MeTC convicted Pablo for Resistance and Serious Disobedience. RTC reversed MeTC decision and found him guilty of the 2nd form of Direct Assault. The CA affirmed the RTC’s findings. Pablo insists that TE Barrios and TE Belmonte were not proven to be persons in authority or agents of persons in authority to complete the elements of the 2nd form of Direct Assault.


                Whether or not Pablo is guilty of the 2nd mode of direct assault.


                Yes. Direct assault in its 2nd form as defined in Mallari v. People, that “any person or persons who, without a public uprising, shall attack, employ force, or seriously intimidate or resist any person in authority or any of his agents, while engaged in the performance of official duties, or on occasion of such performance. Under BP 873, it laid down the characterization of an agent of persons in authority:

                Any person who, by direct provision of law, by election or by appointment by competent authority, is charged with the maintenance of public order, protection and security of life and property, such as barrio councilor, barrio police and barangay leader, and any person who comes to the aid of persons in authority, shall be deemed an agent of a person in authority.

                Logic and discernment dictate that traffic enforcers, in general, are duty-bound to preserve public order by enforcing traffic laws, ordinances, and rules, by monitoring and directing the flow of traffic, and by apprehending erring drivers among others. It cannot be gainsaid that traffic enforcers are agents of persons in authority for they in fact maintain public order. In this case, TE Barrios and TE Belmonte were performing their official duties when they apprehended Pablo for his traffic violation. They were both in complete official uniform required of Marikina Traffic enforcers, viz., a green shirt with the CTMDO patch and their respective name tags, paired with black plants.

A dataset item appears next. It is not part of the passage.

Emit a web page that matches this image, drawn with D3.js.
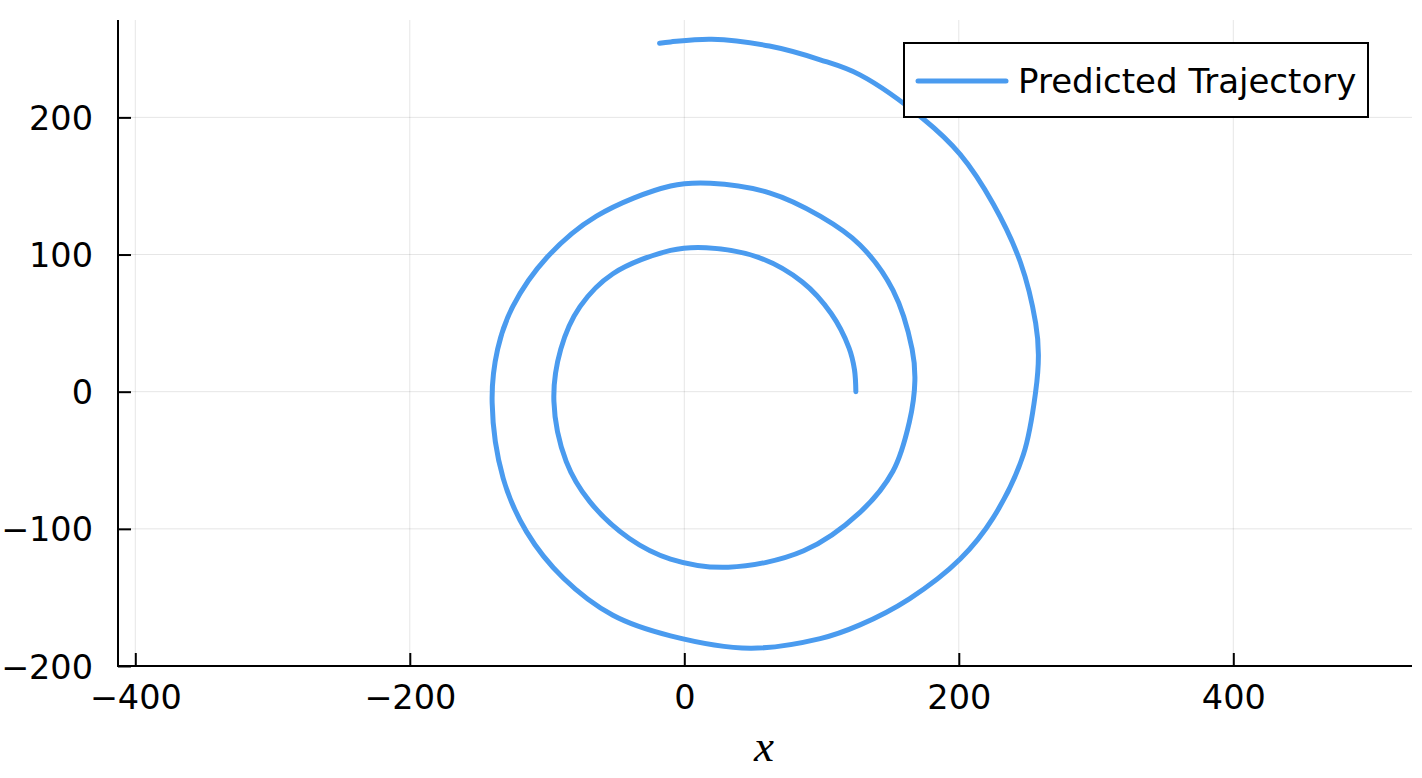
<!DOCTYPE html>
<html>
<head>
<meta charset="utf-8">
<script src="https://cdn.jsdelivr.net/npm/d3@7"></script>
<style>
  html, body { margin: 0; padding: 0; background: #fff; }
  svg { display: block; }
</style>
</head>
<body>
<svg id="chart" width="1422" height="778"></svg>
<script>
// ---- data ----
const seriesName = "Predicted Trajectory";
const trajX = [125, 124, 120, 107, 86, 54, 16, -10, -52, -76, -90, -95, -86, -69, -40, -10, 32, 87, 128, 152, 164, 168, 166, 152, 128, 99, 62, 19, -10, -64, -100, -125, -136, -140, -132, -115, -88, -52, -10, 48, 99, 128, 164, 201, 225, 247, 256, 258, 256, 245, 225, 201, 174, 128, 99, 62, 20, -10, -18];
const trajY = [0, 16, 32, 57, 80, 98, 105, 103, 86, 62, 31, -7, -51, -80, -107, -122, -128, -116, -88, -58, -22, 8, 31, 74, 107, 128, 145, 152, 150, 128, 98, 62, 31, -8, -63, -102, -136, -163, -178, -187, -180, -170, -151, -122, -92, -46, 0, 27, 50, 94, 137, 173, 199, 231, 242, 252, 257, 255, 254];
const xTicks = [-400, -200, 0, 200, 400];
const yTicks = [-200, -100, 0, 100, 200];
const xLabel = "x";

// ---- layout ----
const svg = d3.select("#chart");
const padL = 118, padR = 1412, padT = 20, padB = 666;
const xScale = d3.scaleLinear().domain([-412.6, 530.2]).range([padL, padR]);
const yScale = d3.scaleLinear().domain([-200, 271]).range([padB, padT]);
const lineColor = "#4a9bef";
const fmt = d => (d < 0 ? "\u2212" + Math.abs(d) : String(d));

// grid
svg.append("g").selectAll("line").data(xTicks).join("line")
  .attr("x1", d => xScale(d)).attr("x2", d => xScale(d))
  .attr("y1", padT).attr("y2", padB)
  .attr("stroke", "#000").attr("stroke-opacity", 0.1).attr("stroke-width", 1);
svg.append("g").selectAll("line").data(yTicks).join("line")
  .attr("x1", padL).attr("x2", padR)
  .attr("y1", d => yScale(d)).attr("y2", d => yScale(d))
  .attr("stroke", "#000").attr("stroke-opacity", 0.1).attr("stroke-width", 1);

// axes
const xAxis = d3.axisBottom(xScale).tickValues(xTicks).tickSize(-13).tickPadding(20).tickFormat(fmt);
const yAxis = d3.axisLeft(yScale).tickValues(yTicks).tickSize(-13).tickPadding(25).tickFormat(fmt);
const gx = svg.append("g").attr("transform", `translate(0,${padB})`).call(xAxis);
const gy = svg.append("g").attr("transform", `translate(${padL},0)`).call(yAxis);
[gx, gy].forEach(g => {
  g.select(".domain").remove();
  g.selectAll(".tick line").attr("stroke", "#000").attr("stroke-width", 2);
  g.selectAll(".tick text").attr("fill", "#000")
    .style("font-family", "'DejaVu Sans', sans-serif").style("font-size", "33.5px");
});
gx.selectAll(".tick text").attr("dy", "0.7em");
gy.selectAll(".tick text").attr("dy", "0.36em");

// spines
svg.append("line").attr("x1", padL).attr("x2", padL).attr("y1", padT).attr("y2", padB + 1)
  .attr("stroke", "#000").attr("stroke-width", 2);
svg.append("line").attr("x1", padL - 1).attr("x2", padR).attr("y1", padB).attr("y2", padB)
  .attr("stroke", "#000").attr("stroke-width", 2);

// x label
svg.append("text").attr("x", xScale(58)).attr("y", 761)
  .attr("text-anchor", "middle")
  .style("font-family", "'Liberation Serif', serif").style("font-style", "italic")
  .style("font-size", "45px").text(xLabel);

// trajectory
const pts = trajX.map((x, i) => [x, trajY[i]]);
const line = d3.line().x(d => xScale(d[0])).y(d => yScale(d[1])).curve(d3.curveCatmullRom.alpha(0.5));
svg.append("path").datum(pts).attr("d", line)
  .attr("fill", "none").attr("stroke", lineColor).attr("stroke-width", 5)
  .attr("stroke-linecap", "round").attr("stroke-linejoin", "round");

// legend
const lg = svg.append("g");
lg.append("rect").attr("x", 904).attr("y", 43).attr("width", 464).attr("height", 74)
  .attr("fill", "#fff").attr("stroke", "#000").attr("stroke-width", 2);
lg.append("line").attr("x1", 918).attr("x2", 1006).attr("y1", 81).attr("y2", 81)
  .attr("stroke", lineColor).attr("stroke-width", 5).attr("stroke-linecap", "round");
lg.append("text").attr("x", 1018).attr("y", 81).attr("dy", "0.36em")
  .style("font-family", "'DejaVu Sans', sans-serif").style("font-size", "34px")
  .attr("fill", "#000").text(seriesName);
</script>
</body>
</html>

                In US v. Gumban, the amount of force employed against agents of persons in authority spells the difference between direct assault and resistance of disobedience. It is said in these 2 cases that any force is not sufficient to constitute an assault, but that it is necessary to consider the circumstances of each case to decide whether the force3 used is, or is not, sufficient to constitute assault upon an agent of authority. Previous convictions for direct assault against an agent of a person in authority involve force that is more severe than slapping and punching.

                It is noteworthy to emphasize that while Mallari case focused on the force employed that would establish Direct Assault, this Court finds that the successive acts of pulling out a gun then aiming the same towards the agent of persons in authority constitute serious intimidation. The act of pointing and aiming a gun may not be as forceful as described in Mallari, but the same is serious enough even to an agent of persons in authority. Prudence dictates that one cannot simply pull out a gun and aim towards a person in a heat of argument or altercation. Therefore, Pablo’s acts amounted to Direct Assault of an agent of persons in authority in its 2nd form.